(Data)

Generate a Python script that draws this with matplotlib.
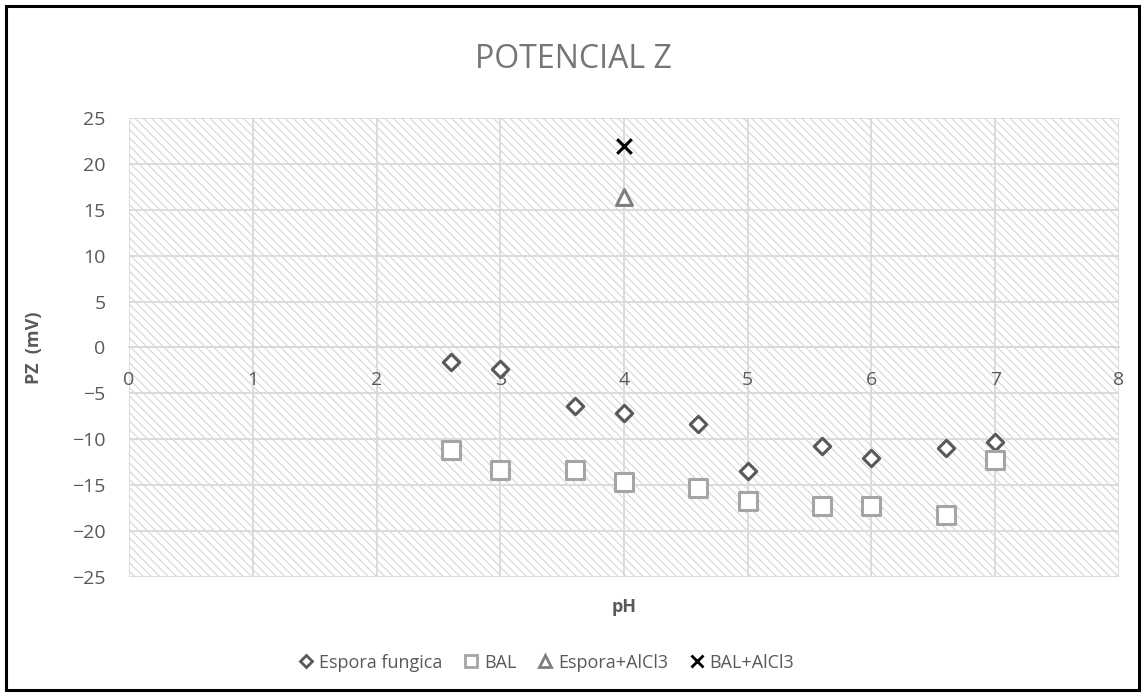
import matplotlib.pyplot as plt
from matplotlib.patches import Rectangle
from matplotlib.lines import Line2D

plt.rcParams['font.family'] = ['Open Sans', 'DejaVu Sans']
plt.rcParams['hatch.linewidth'] = 0.8

# Data
ph_espora = [2.6, 3.0, 3.6, 4.0, 4.6, 5.0, 5.6, 6.0, 6.6, 7.0]
pz_espora = [-1.6, -2.3, -6.4, -7.1, -8.3, -13.5, -10.7, -12.0, -10.9, -10.3]

ph_bal = [2.6, 3.0, 3.6, 4.0, 4.6, 5.0, 5.6, 6.0, 6.6, 7.0]
pz_bal = [-11.2, -13.3, -13.3, -14.7, -15.3, -16.7, -17.3, -17.3, -18.3, -12.3]

ph_espora_al = [4.0]
pz_espora_al = [16.4]

ph_bal_al = [4.0]
pz_bal_al = [22.0]

x_ticks = [0, 1, 2, 3, 4, 5, 6, 7, 8]
y_ticks = [-25, -20, -15, -10, -5, 0, 5, 10, 15, 20, 25]

txt = '#595959'

fig = plt.figure(figsize=(11.46, 6.96), dpi=100)
ax = fig.add_axes([0.1126, 0.171, 0.8638, 0.6595])

# hatched plot background
bg = Rectangle((0, 0), 1, 1, transform=ax.transAxes, facecolor='white',
               edgecolor='#d6d6d6', hatch='\\\\\\\\', linewidth=0, zorder=0)
ax.add_patch(bg)

ax.scatter(ph_espora, pz_espora, marker='D', s=70, facecolors='white',
           edgecolors='#595959', linewidths=2.2, zorder=3)
ax.scatter(ph_bal, pz_bal, marker='s', s=150, facecolors='white',
           edgecolors='#a5a5a5', linewidths=2.2, zorder=3)
ax.scatter(ph_espora_al, pz_espora_al, marker='^', s=130, facecolors='white',
           edgecolors='#7f7f7f', linewidths=2.2, zorder=3)
ax.scatter(ph_bal_al, pz_bal_al, marker='x', s=110, color='black',
           linewidths=2.2, zorder=3)

ax.set_xlim(0, 8)
ax.set_ylim(-25, 25)
ax.set_xticks(x_ticks)
ax.set_yticks(y_ticks)
ax.set_xticks([i * 0.2 for i in range(41)], minor=True)
ax.grid(True, color='#d9d9d9', linewidth=1.3, zorder=1)
ax.set_axisbelow(True)

for s in ['top', 'right', 'left']:
    ax.spines[s].set_visible(False)
ax.spines['bottom'].set_position(('data', 0))
ax.spines['bottom'].set_color('#d9d9d9')
ax.spines['bottom'].set_linewidth(1.3)

ax.tick_params(axis='x', which='major', length=0, pad=17, labelsize=14, labelcolor=txt)
ax.tick_params(axis='x', which='minor', length=3, direction='in', color='#e2e2e2')
ax.tick_params(axis='y', length=0, pad=17, labelsize=14, labelcolor=txt)

ax.set_xlabel('pH', fontsize=13, fontweight='bold', color=txt)
ax.xaxis.set_label_coords(0.5, -0.045)
ax.set_ylabel('PZ  (mV)', fontsize=13, fontweight='bold', color=txt)
ax.yaxis.set_label_coords(-0.087, 0.5)

fig.text(0.5, 0.915, 'POTENCIAL Z', ha='center', va='center',
         fontsize=23, color='#757575')

handles = [
    Line2D([], [], marker='D', ls='none', markersize=6, markerfacecolor='white',
           markeredgecolor='#595959', markeredgewidth=2),
    Line2D([], [], marker='s', ls='none', markersize=8, markerfacecolor='white',
           markeredgecolor='#a5a5a5', markeredgewidth=2),
    Line2D([], [], marker='^', ls='none', markersize=8, markerfacecolor='white',
           markeredgecolor='#7f7f7f', markeredgewidth=2),
    Line2D([], [], marker='x', ls='none', markersize=8, color='black',
           markeredgewidth=2),
]
labels = ['Espora fungica', 'BAL', 'Espora+AlCl3', 'BAL+AlCl3']
fig.legend(handles, labels, loc='center', bbox_to_anchor=(0.477, 0.048), ncol=4,
           frameon=False, fontsize=13, labelcolor=txt, handlelength=0.8,
           handletextpad=0.3, columnspacing=1.2)

# outer frame
fig.patches.append(Rectangle((0.005, 0.008), 0.989, 0.983, transform=fig.transFigure,
                             fill=False, edgecolor='black', linewidth=2.2))

fig.savefig('out.png', dpi=100)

(The problem) In the data above, please extract the lines from the first one through the line with "plt.rcParams['hatch.linewidth'] = 0.8", exactly, and keep pictures out.

(Problem solution)
Generate a Python script that draws this with matplotlib.
import matplotlib.pyplot as plt
from matplotlib.patches import Rectangle
from matplotlib.lines import Line2D

plt.rcParams['font.family'] = ['Open Sans', 'DejaVu Sans']
plt.rcParams['hatch.linewidth'] = 0.8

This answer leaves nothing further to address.